» Exercise directions: Copy each line of the material below that includes the string "chart".

» Raw data:
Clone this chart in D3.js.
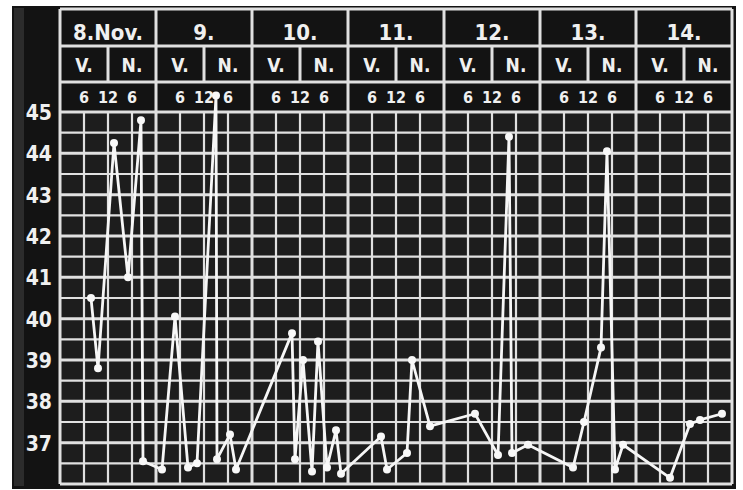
<!DOCTYPE html>
<html>
<head>
<meta charset="utf-8">
<script src="https://cdn.jsdelivr.net/npm/d3@7/dist/d3.min.js"></script>
<style>
  body { margin: 0; background: #fff; }
  svg { display: block; }
  text { font-family: "DejaVu Sans Condensed", "DejaVu Sans", sans-serif; font-weight: bold; fill: #f0f0f0; }
</style>
</head>
<body>
<svg id="chart"></svg>
<script>
// header labels
var days = ["8.Nov.", "9.", "10.", "11.", "12.", "13.", "14."];
var halfDay = ["V.", "N."];
var clockHours = [6, 12, 18];
var clockLabels = ["6", "12", "6"];
var tempTicks = [45, 44, 43, 42, 41, 40, 39, 38, 37];

// readings: hours counted from 8 Nov 0:00, temperature
var hours = [7.75, 9.5, 13.5, 17, 20.25, 20.75, 25.5, 28.75, 32, 34.25,
             39, 39.25, 42.5, 44, 58, 58.75, 60.75, 63, 64.5, 66.75,
             69, 70.25, 80.25, 81.75, 86.75, 88, 92.5, 103.75, 109.5, 112.25,
             113, 117, 128.25, 131, 135.25, 136.75, 138.75, 140.75, 152.5, 157.5,
             160, 165.5];
var temps = [40.5, 38.8, 44.25, 41.0, 44.8, 36.55, 36.35, 40.05, 36.4, 36.5,
             45.4, 36.6, 37.2, 36.35, 39.65, 36.6, 39.0, 36.3, 39.45, 36.4,
             37.3, 36.25, 37.15, 36.35, 36.75, 39.0, 37.4, 37.7, 36.7, 44.4,
             36.75, 36.95, 36.4, 37.5, 39.3, 44.05, 36.35, 36.95, 36.15, 37.45,
             37.55, 37.7];

var width = 743,
    height = 490;

var x = d3.scaleLinear().domain([0, 24 * days.length]).range([60, 732]);
var y = d3.scaleLinear().domain([36, 45]).range([484, 112]);

var svg = d3.select("#chart")
    .attr("width", width)
    .attr("height", height);

// dark board
svg.append("rect")
    .attr("x", 12).attr("y", 6)
    .attr("width", 724).attr("height", 483)
    .style("fill", "#131313");

svg.append("rect")
    .attr("x", 14).attr("y", 8)
    .attr("width", 10).attr("height", 478)
    .style("fill", "#2c2c2c");

svg.append("rect")
    .attr("x", x(0)).attr("y", y(45))
    .attr("width", x(168) - x(0)).attr("height", y(36) - y(45))
    .style("fill", "#1d1d1d");

var lineColor = "#e0e0e0";

// grid
var grid = svg.append("g").style("stroke", lineColor);

grid.selectAll("line.h")
    .data(d3.range(36, 45.01, 0.5))
    .enter().append("line")
    .attr("class", "h")
    .attr("x1", x(0)).attr("x2", x(168))
    .attr("y1", function (d) { return y(d); })
    .attr("y2", function (d) { return y(d); })
    .style("stroke-width", function (d) { return d % 1 === 0 ? 3 : 2.2; });

grid.selectAll("line.v")
    .data(d3.range(0, 169, 6))
    .enter().append("line")
    .attr("class", "v")
    .attr("y1", y(45)).attr("y2", y(36))
    .attr("x1", function (d) { return x(d); })
    .attr("x2", function (d) { return x(d); })
    .style("stroke-width", function (d) { return d % 24 === 0 ? 3 : 2.2; });

// header rows
var rowTop = 9, row2 = 46, row3 = 82, rowBottom = y(45);
var head = svg.append("g").style("stroke", lineColor).style("stroke-width", 3);

[rowTop, row2, row3].forEach(function (yy) {
    head.append("line")
        .attr("x1", x(0)).attr("x2", x(168))
        .attr("y1", yy).attr("y2", yy);
});

head.selectAll("line.day")
    .data(d3.range(0, days.length + 1))
    .enter().append("line")
    .attr("x1", function (d) { return x(d * 24); })
    .attr("x2", function (d) { return x(d * 24); })
    .attr("y1", rowTop).attr("y2", rowBottom);

head.selectAll("line.noon")
    .data(days)
    .enter().append("line")
    .attr("x1", function (d, i) { return x(i * 24 + 12); })
    .attr("x2", function (d, i) { return x(i * 24 + 12); })
    .attr("y1", row2).attr("y2", row3);

svg.selectAll("text.day")
    .data(days)
    .enter().append("text")
    .attr("class", "day")
    .attr("x", function (d, i) { return x(i * 24 + 12); })
    .attr("y", 40)
    .attr("text-anchor", "middle")
    .style("font-size", "22px")
    .text(function (d) { return d; });

days.forEach(function (d, i) {
    svg.selectAll(null)
        .data(halfDay)
        .enter().append("text")
        .attr("x", function (h, j) { return x(i * 24 + 6 + j * 12); })
        .attr("y", 72)
        .attr("text-anchor", "middle")
        .style("font-size", "19px")
        .text(function (h) { return h; });

    svg.selectAll(null)
        .data(clockHours)
        .enter().append("text")
        .attr("x", function (h) { return x(i * 24 + h); })
        .attr("y", 103)
        .attr("text-anchor", "middle")
        .style("font-size", "16px")
        .text(function (h, j) { return clockLabels[j]; });
});

// temperature labels
svg.selectAll("text.temp")
    .data(tempTicks)
    .enter().append("text")
    .attr("class", "temp")
    .attr("x", 52)
    .attr("y", function (d) { return y(d) + 8; })
    .attr("text-anchor", "end")
    .style("font-size", "21px")
    .text(function (d) { return d; });

// fever curve
var pts = hours.map(function (h, i) { return { h: h, t: temps[i] }; });

var line = d3.line()
    .x(function (d) { return x(d.h); })
    .y(function (d) { return y(d.t); });

svg.append("path")
    .datum(pts)
    .attr("d", line)
    .style("fill", "none")
    .style("stroke", "#f6f6f6")
    .style("stroke-width", 2.8)
    .style("stroke-linejoin", "round");

svg.selectAll("circle")
    .data(pts)
    .enter().append("circle")
    .attr("cx", function (d) { return x(d.h); })
    .attr("cy", function (d) { return y(d.t); })
    .attr("r", 4)
    .style("fill", "#f8f8f8");
</script>
</body>
</html>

» In response:
Clone this chart in D3.js.
<svg id="chart"></svg>
var svg = d3.select("#chart")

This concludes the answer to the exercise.